Task: Please transcribe the data below exactly. Leave the pictures out.

Entries provided:
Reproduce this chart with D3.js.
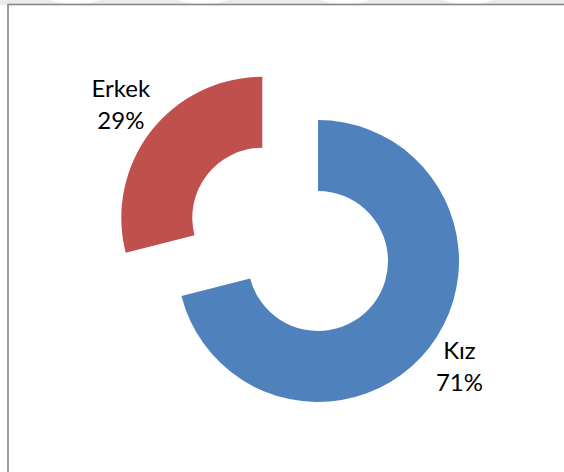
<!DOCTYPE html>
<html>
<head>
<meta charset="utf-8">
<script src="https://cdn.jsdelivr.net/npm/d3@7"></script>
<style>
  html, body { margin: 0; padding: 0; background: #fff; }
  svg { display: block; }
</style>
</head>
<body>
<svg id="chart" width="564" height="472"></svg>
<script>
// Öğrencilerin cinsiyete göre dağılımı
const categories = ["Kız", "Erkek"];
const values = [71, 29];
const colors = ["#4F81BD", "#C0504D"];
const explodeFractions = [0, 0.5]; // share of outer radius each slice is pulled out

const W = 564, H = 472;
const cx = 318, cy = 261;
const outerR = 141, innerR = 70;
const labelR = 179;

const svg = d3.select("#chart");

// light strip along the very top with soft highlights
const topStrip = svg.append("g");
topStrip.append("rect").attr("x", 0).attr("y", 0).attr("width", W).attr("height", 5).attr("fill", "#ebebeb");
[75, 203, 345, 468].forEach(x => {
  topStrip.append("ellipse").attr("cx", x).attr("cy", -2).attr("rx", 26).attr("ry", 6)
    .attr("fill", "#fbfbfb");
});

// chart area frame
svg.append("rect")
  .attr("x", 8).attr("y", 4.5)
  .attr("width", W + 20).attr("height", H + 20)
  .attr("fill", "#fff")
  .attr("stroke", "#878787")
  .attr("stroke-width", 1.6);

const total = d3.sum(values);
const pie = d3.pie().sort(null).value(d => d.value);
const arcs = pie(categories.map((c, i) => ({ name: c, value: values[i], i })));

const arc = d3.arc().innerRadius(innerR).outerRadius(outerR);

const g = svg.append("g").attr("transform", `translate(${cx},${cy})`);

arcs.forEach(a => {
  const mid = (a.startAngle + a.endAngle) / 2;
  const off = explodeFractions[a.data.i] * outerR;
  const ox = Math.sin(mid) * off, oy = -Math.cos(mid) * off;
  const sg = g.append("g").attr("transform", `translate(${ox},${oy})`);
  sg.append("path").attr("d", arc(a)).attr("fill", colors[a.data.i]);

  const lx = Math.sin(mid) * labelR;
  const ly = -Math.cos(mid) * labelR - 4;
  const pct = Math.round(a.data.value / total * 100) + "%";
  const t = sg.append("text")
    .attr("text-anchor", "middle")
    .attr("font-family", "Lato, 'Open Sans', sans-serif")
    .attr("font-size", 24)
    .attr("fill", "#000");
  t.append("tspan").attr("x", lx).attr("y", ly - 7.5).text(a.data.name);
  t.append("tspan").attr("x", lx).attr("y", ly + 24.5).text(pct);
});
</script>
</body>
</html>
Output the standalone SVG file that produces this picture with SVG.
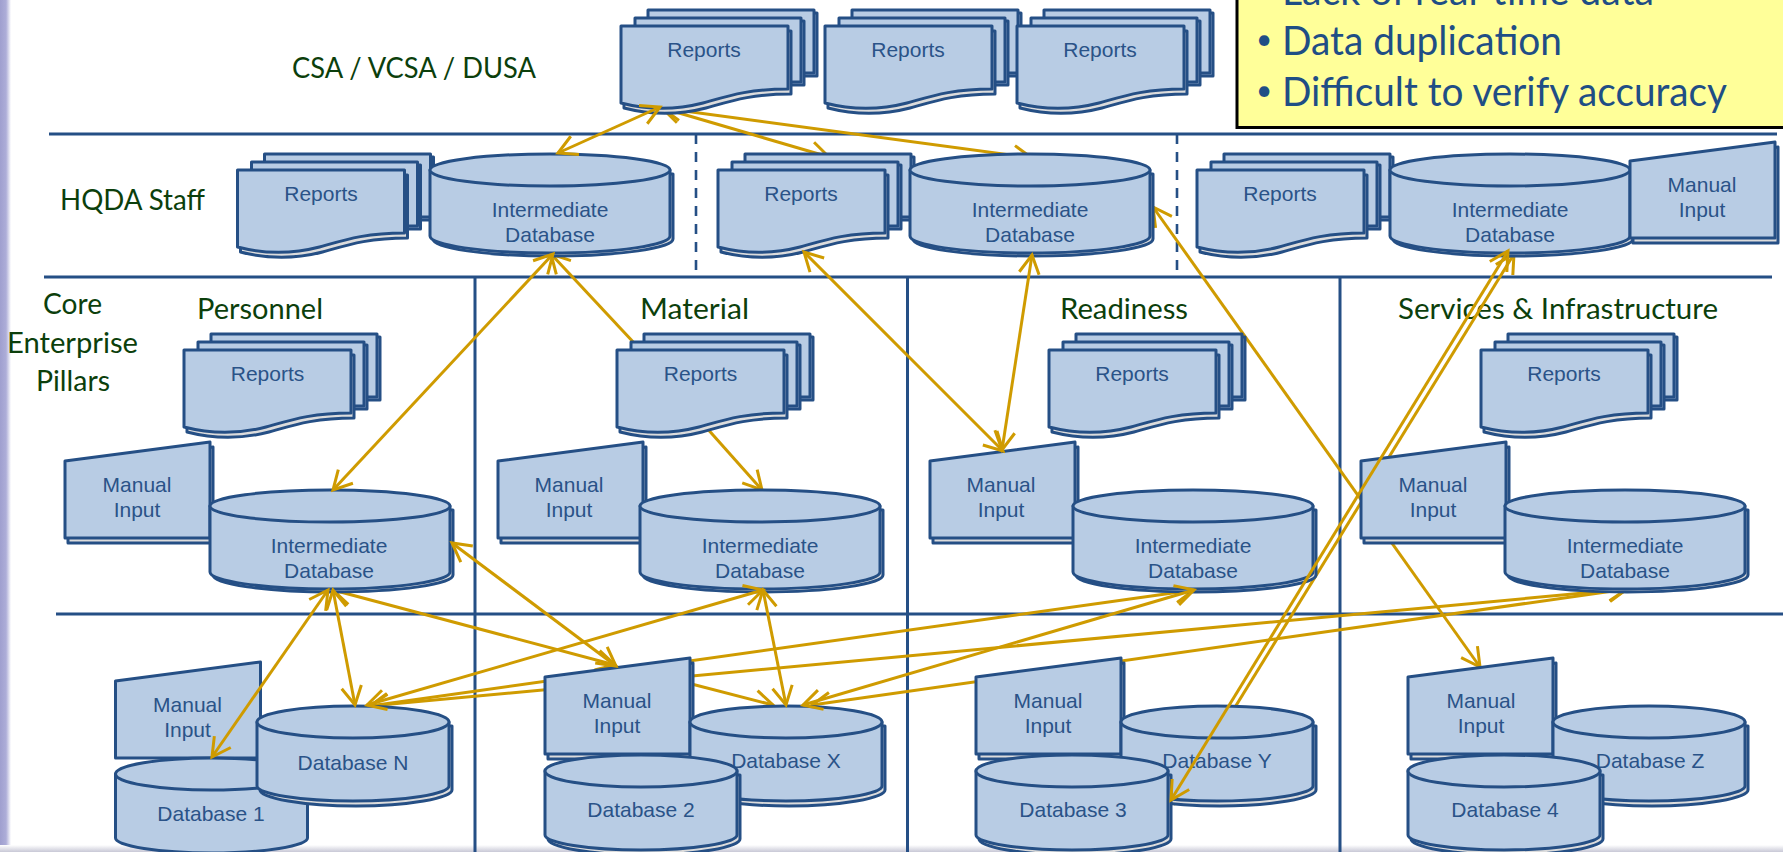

Exercise result:
Reproduce this chart with D3.js.
<!DOCTYPE html>
<html>
<head>
<meta charset="utf-8">
<script src="https://cdn.jsdelivr.net/npm/d3@7"></script>
<style>
  html, body { margin: 0; padding: 0; background: #fff; }
  svg { display: block; }
</style>
</head>
<body>
<svg id="chart" width="564" height="472"></svg>
<script>
// Öğrencilerin cinsiyete göre dağılımı
const categories = ["Kız", "Erkek"];
const values = [71, 29];
const colors = ["#4F81BD", "#C0504D"];
const explodeFractions = [0, 0.5]; // share of outer radius each slice is pulled out

const W = 564, H = 472;
const cx = 318, cy = 261;
const outerR = 141, innerR = 70;
const labelR = 179;

const svg = d3.select("#chart");

// light strip along the very top with soft highlights
const topStrip = svg.append("g");
topStrip.append("rect").attr("x", 0).attr("y", 0).attr("width", W).attr("height", 5).attr("fill", "#ebebeb");
[75, 203, 345, 468].forEach(x => {
  topStrip.append("ellipse").attr("cx", x).attr("cy", -2).attr("rx", 26).attr("ry", 6)
    .attr("fill", "#fbfbfb");
});

// chart area frame
svg.append("rect")
  .attr("x", 8).attr("y", 4.5)
  .attr("width", W + 20).attr("height", H + 20)
  .attr("fill", "#fff")
  .attr("stroke", "#878787")
  .attr("stroke-width", 1.6);

const total = d3.sum(values);
const pie = d3.pie().sort(null).value(d => d.value);
const arcs = pie(categories.map((c, i) => ({ name: c, value: values[i], i })));

const arc = d3.arc().innerRadius(innerR).outerRadius(outerR);

const g = svg.append("g").attr("transform", `translate(${cx},${cy})`);

arcs.forEach(a => {
  const mid = (a.startAngle + a.endAngle) / 2;
  const off = explodeFractions[a.data.i] * outerR;
  const ox = Math.sin(mid) * off, oy = -Math.cos(mid) * off;
  const sg = g.append("g").attr("transform", `translate(${ox},${oy})`);
  sg.append("path").attr("d", arc(a)).attr("fill", colors[a.data.i]);

  const lx = Math.sin(mid) * labelR;
  const ly = -Math.cos(mid) * labelR - 4;
  const pct = Math.round(a.data.value / total * 100) + "%";
  const t = sg.append("text")
    .attr("text-anchor", "middle")
    .attr("font-family", "Lato, 'Open Sans', sans-serif")
    .attr("font-size", 24)
    .attr("fill", "#000");
  t.append("tspan").attr("x", lx).attr("y", ly - 7.5).text(a.data.name);
  t.append("tspan").attr("x", lx).attr("y", ly + 24.5).text(pct);
});
</script>
</body>
</html>
Output the standalone SVG file that produces this picture with SVG.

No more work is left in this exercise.